**WRITTEN PROBLEM:** How many lines in this material include the string "chart"? Answer with the number and nothing further.

**SOURCE MATERIAL:**
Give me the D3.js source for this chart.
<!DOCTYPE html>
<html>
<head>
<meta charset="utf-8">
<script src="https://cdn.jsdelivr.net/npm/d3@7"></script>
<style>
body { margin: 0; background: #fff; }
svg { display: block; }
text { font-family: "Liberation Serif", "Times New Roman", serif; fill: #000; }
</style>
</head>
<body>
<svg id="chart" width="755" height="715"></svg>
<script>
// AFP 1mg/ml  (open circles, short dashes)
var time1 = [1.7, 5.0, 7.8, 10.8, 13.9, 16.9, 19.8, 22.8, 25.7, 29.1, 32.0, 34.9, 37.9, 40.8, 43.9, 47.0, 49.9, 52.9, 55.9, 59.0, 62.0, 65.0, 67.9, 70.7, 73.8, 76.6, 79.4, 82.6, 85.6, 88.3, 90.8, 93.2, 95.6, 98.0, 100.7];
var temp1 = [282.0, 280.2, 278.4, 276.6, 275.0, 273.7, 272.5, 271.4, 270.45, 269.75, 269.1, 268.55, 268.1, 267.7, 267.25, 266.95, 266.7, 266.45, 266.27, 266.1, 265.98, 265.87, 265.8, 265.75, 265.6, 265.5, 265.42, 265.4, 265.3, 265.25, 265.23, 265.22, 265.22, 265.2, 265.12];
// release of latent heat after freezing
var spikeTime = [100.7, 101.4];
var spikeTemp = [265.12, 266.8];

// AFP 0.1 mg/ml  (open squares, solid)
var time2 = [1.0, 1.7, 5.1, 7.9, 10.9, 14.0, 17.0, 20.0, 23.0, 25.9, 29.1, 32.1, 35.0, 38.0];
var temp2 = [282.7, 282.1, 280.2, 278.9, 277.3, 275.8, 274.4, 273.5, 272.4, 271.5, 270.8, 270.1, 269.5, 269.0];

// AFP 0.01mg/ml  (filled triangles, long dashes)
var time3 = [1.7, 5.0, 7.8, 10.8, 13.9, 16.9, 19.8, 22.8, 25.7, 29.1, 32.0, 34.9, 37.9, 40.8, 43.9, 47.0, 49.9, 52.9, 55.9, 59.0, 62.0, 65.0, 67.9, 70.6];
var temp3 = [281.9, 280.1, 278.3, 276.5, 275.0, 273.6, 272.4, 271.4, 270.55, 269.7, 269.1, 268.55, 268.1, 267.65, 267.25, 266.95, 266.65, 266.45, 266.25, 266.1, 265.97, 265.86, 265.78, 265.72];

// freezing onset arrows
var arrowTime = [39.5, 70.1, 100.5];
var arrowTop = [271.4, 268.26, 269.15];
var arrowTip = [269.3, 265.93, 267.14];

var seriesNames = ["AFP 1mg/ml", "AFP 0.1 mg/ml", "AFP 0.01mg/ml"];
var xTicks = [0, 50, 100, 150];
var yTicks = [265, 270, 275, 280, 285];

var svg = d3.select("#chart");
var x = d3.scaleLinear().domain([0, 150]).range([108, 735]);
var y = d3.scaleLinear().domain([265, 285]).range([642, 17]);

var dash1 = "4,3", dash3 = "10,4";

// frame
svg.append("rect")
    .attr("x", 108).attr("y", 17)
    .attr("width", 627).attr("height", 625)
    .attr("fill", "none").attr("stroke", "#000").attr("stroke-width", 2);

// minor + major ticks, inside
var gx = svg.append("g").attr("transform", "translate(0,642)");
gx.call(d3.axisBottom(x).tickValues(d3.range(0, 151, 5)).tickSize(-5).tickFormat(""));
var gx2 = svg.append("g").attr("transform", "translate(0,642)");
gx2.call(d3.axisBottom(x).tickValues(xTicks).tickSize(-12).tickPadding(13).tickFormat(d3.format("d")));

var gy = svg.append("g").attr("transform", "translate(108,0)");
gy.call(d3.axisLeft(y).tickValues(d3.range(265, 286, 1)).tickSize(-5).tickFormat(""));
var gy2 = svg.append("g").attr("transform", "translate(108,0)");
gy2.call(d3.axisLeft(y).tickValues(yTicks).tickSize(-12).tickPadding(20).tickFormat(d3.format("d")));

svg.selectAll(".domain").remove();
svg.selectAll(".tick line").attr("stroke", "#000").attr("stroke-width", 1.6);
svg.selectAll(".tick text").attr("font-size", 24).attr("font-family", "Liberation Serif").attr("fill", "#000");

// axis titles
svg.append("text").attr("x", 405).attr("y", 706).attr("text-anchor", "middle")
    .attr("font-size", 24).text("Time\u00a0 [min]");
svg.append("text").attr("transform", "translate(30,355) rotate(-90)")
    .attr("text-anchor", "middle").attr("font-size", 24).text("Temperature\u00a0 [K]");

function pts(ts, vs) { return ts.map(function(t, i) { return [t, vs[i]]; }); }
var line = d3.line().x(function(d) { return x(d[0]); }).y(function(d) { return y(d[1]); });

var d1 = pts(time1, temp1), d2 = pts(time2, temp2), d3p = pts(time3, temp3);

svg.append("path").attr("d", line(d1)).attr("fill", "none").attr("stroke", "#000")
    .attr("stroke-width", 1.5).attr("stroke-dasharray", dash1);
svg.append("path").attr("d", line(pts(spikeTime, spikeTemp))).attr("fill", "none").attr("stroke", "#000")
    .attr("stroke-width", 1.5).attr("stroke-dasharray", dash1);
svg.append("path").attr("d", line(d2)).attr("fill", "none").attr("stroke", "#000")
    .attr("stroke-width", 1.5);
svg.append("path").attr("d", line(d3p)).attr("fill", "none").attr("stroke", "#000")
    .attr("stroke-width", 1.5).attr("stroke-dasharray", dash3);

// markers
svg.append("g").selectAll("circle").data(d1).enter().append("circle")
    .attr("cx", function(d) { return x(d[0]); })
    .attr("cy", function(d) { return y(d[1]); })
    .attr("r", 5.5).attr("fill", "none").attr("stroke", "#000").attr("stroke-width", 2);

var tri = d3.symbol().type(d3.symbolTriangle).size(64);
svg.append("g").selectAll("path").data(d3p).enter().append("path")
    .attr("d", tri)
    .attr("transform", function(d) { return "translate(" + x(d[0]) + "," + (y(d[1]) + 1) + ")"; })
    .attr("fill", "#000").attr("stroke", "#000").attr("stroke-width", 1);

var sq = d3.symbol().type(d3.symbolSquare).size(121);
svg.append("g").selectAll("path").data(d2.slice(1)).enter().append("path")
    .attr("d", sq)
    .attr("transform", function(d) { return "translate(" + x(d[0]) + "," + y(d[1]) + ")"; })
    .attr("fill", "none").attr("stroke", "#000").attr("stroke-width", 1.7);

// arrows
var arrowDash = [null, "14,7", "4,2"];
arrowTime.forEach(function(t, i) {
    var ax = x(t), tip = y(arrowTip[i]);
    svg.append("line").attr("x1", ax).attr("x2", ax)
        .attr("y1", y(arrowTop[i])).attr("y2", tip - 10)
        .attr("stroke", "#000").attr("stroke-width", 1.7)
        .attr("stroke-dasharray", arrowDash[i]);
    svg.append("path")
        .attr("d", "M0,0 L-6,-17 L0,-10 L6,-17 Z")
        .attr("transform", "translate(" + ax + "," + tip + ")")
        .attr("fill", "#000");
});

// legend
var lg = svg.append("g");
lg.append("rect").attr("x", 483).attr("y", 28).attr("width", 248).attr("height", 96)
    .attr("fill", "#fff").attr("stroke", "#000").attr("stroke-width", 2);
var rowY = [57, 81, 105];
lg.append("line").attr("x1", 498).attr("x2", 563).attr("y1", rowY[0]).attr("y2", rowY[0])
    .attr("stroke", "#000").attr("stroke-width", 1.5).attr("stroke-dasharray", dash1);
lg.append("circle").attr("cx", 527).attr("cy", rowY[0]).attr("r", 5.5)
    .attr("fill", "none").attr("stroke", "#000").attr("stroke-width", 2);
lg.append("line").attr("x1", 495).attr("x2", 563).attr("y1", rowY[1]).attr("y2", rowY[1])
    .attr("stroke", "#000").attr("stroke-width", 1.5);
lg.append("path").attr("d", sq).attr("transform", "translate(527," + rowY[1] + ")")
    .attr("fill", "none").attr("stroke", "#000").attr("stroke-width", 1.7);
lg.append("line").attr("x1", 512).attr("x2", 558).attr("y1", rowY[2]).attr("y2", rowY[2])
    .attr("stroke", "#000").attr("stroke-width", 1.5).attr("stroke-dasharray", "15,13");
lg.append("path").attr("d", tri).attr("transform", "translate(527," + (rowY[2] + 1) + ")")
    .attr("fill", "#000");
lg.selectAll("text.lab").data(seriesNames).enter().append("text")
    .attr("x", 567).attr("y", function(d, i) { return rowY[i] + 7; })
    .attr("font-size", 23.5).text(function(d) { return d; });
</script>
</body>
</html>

**FINISHED EXERCISE:** 3